What is expected – Say only how many lines contain the word "code".

Provided entries –

=====

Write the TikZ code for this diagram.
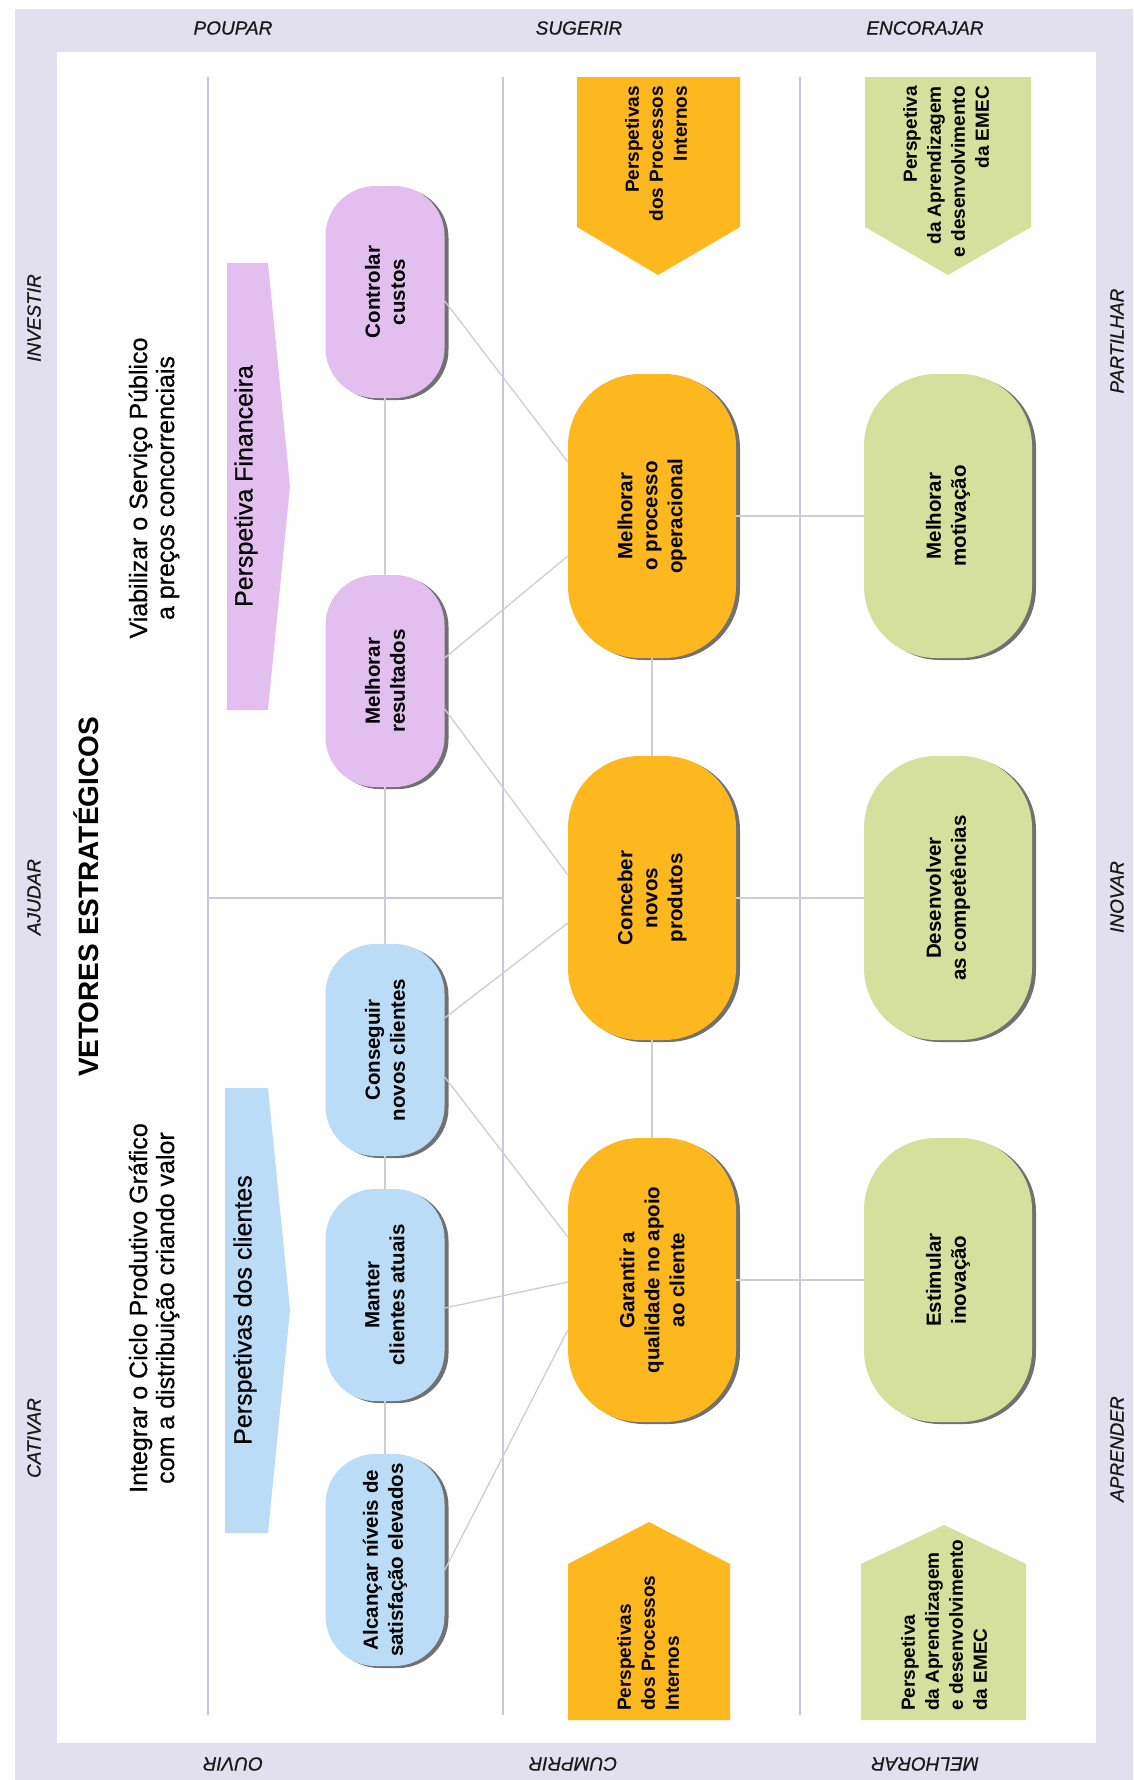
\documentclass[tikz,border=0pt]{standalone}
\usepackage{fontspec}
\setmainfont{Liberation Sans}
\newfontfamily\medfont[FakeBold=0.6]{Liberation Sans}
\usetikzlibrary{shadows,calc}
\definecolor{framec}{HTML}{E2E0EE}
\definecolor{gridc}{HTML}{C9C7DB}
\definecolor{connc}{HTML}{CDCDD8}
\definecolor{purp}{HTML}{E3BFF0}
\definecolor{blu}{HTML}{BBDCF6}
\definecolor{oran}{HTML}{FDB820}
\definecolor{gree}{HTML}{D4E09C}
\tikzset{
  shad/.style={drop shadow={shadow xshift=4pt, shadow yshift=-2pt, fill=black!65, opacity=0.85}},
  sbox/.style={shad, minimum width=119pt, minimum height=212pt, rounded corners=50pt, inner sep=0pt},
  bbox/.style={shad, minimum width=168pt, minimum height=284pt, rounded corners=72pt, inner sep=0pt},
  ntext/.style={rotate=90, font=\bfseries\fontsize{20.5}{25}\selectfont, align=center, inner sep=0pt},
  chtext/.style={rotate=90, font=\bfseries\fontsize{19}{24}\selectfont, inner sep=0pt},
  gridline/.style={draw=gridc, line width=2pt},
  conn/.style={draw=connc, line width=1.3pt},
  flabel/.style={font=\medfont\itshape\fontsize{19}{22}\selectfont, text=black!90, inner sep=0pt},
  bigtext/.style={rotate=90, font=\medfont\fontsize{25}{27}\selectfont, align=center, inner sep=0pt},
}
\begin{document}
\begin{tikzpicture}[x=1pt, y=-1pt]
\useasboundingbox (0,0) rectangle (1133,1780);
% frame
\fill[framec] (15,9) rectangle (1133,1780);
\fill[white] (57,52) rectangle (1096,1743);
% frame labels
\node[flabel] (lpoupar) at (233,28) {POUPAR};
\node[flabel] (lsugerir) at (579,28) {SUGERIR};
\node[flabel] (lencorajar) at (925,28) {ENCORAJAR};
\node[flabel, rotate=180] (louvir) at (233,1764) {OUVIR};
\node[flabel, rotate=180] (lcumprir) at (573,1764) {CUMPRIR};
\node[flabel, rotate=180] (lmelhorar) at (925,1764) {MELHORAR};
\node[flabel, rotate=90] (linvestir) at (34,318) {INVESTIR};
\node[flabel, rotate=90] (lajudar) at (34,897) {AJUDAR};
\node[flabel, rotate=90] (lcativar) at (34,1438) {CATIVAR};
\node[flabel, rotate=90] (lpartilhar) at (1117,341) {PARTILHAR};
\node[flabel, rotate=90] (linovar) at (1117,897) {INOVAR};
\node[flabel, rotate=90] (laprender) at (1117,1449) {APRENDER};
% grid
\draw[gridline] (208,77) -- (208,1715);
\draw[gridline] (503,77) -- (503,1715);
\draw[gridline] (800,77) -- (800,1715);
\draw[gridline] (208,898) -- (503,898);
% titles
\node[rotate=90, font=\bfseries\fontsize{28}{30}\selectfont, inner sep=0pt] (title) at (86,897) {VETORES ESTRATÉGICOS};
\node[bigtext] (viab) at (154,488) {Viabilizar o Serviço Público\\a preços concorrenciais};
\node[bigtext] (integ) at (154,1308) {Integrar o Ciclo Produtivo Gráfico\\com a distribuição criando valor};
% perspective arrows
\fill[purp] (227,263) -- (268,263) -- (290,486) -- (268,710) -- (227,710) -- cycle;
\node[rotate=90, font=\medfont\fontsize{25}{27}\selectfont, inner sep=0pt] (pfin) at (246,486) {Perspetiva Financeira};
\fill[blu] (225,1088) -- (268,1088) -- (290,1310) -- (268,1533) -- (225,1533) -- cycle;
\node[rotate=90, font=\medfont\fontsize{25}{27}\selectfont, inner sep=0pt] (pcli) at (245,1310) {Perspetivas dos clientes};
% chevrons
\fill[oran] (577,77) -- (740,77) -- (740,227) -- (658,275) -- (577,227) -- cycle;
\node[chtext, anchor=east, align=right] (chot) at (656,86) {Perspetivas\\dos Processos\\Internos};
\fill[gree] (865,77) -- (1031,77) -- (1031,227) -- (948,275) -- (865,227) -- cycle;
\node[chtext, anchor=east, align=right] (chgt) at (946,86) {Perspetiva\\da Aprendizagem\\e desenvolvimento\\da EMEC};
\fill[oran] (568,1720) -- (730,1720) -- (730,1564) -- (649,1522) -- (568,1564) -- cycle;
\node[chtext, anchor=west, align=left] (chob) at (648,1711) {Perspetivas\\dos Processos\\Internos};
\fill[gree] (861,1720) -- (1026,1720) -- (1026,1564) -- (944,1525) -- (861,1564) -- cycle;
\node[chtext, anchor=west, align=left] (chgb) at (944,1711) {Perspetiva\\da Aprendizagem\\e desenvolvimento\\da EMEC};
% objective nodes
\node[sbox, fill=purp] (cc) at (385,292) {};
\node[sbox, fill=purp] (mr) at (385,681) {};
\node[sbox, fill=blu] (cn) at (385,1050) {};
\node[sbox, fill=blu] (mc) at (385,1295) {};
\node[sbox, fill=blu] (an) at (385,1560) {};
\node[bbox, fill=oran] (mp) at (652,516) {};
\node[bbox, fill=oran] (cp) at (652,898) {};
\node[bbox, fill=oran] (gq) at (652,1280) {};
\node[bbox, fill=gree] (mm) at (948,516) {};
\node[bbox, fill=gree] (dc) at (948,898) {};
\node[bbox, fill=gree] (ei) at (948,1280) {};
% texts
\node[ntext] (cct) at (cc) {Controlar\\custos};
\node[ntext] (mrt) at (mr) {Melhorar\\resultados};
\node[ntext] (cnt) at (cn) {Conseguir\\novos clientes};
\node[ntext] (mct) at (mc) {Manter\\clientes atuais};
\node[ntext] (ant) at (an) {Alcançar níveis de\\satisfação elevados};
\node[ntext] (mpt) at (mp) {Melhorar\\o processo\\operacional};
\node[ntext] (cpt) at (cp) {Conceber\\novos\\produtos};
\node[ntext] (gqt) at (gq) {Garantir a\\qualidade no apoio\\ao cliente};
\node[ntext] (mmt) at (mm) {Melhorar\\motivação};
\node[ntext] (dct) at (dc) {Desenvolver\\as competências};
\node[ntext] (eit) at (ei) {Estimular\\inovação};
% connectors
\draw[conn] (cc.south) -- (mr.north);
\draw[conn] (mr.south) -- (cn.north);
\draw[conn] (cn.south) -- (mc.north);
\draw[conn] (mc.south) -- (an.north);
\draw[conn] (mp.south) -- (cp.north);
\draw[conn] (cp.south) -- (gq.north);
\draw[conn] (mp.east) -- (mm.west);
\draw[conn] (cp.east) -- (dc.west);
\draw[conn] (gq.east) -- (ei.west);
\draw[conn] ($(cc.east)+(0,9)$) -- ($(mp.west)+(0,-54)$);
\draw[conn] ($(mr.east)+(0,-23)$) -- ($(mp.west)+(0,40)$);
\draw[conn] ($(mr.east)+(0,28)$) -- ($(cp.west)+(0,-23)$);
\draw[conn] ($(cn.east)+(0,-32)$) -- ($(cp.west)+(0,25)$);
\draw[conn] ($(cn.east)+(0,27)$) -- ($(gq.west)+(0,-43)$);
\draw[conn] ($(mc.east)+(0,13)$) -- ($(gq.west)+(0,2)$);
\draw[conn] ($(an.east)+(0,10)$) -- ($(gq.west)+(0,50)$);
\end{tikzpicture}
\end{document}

=====

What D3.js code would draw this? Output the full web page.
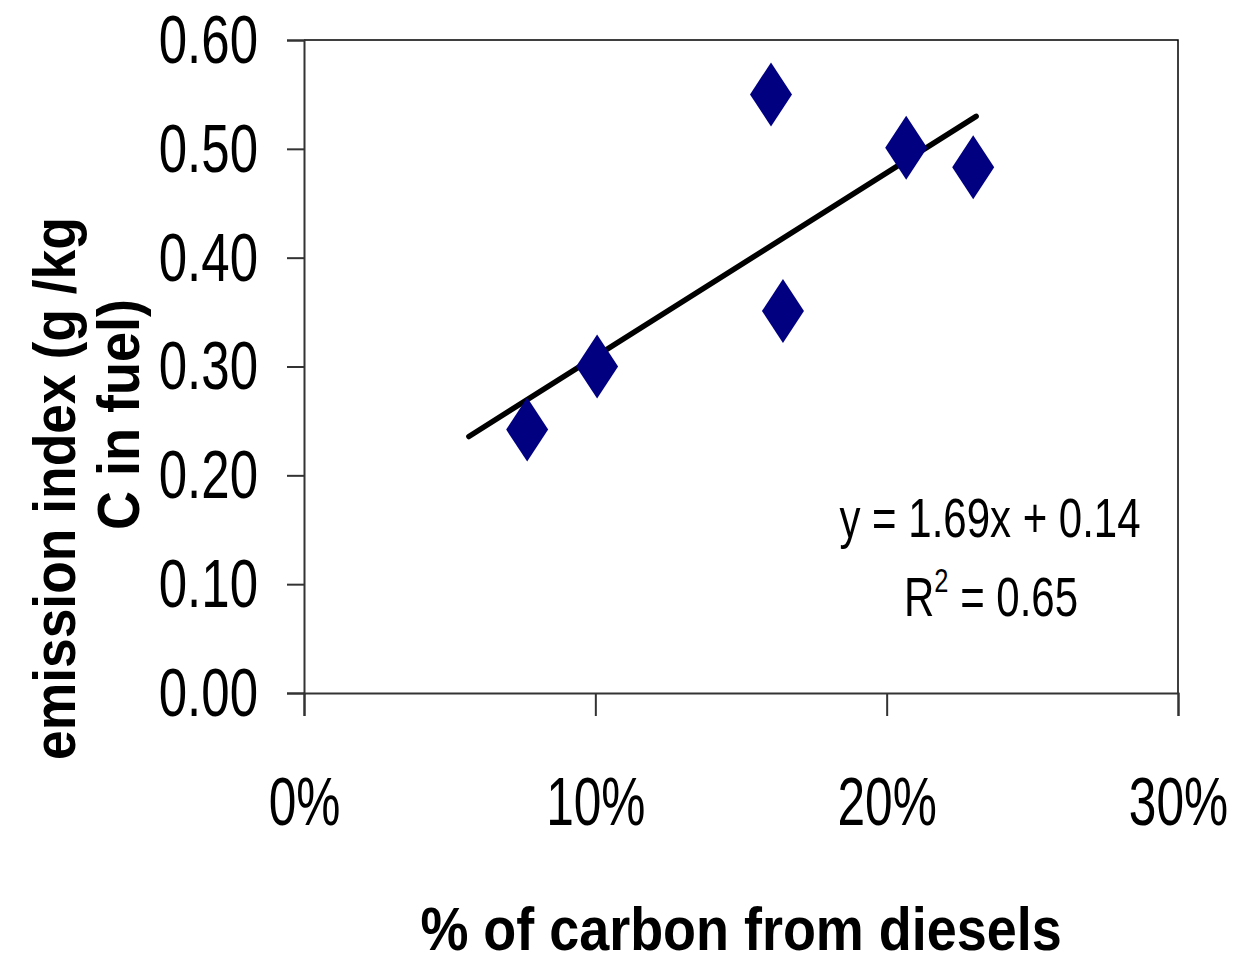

=====

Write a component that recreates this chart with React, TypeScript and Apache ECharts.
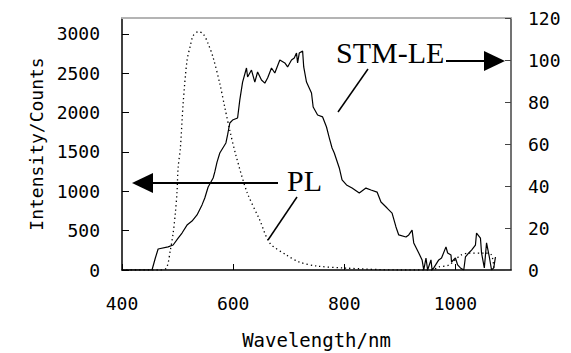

=====

Written answer – 2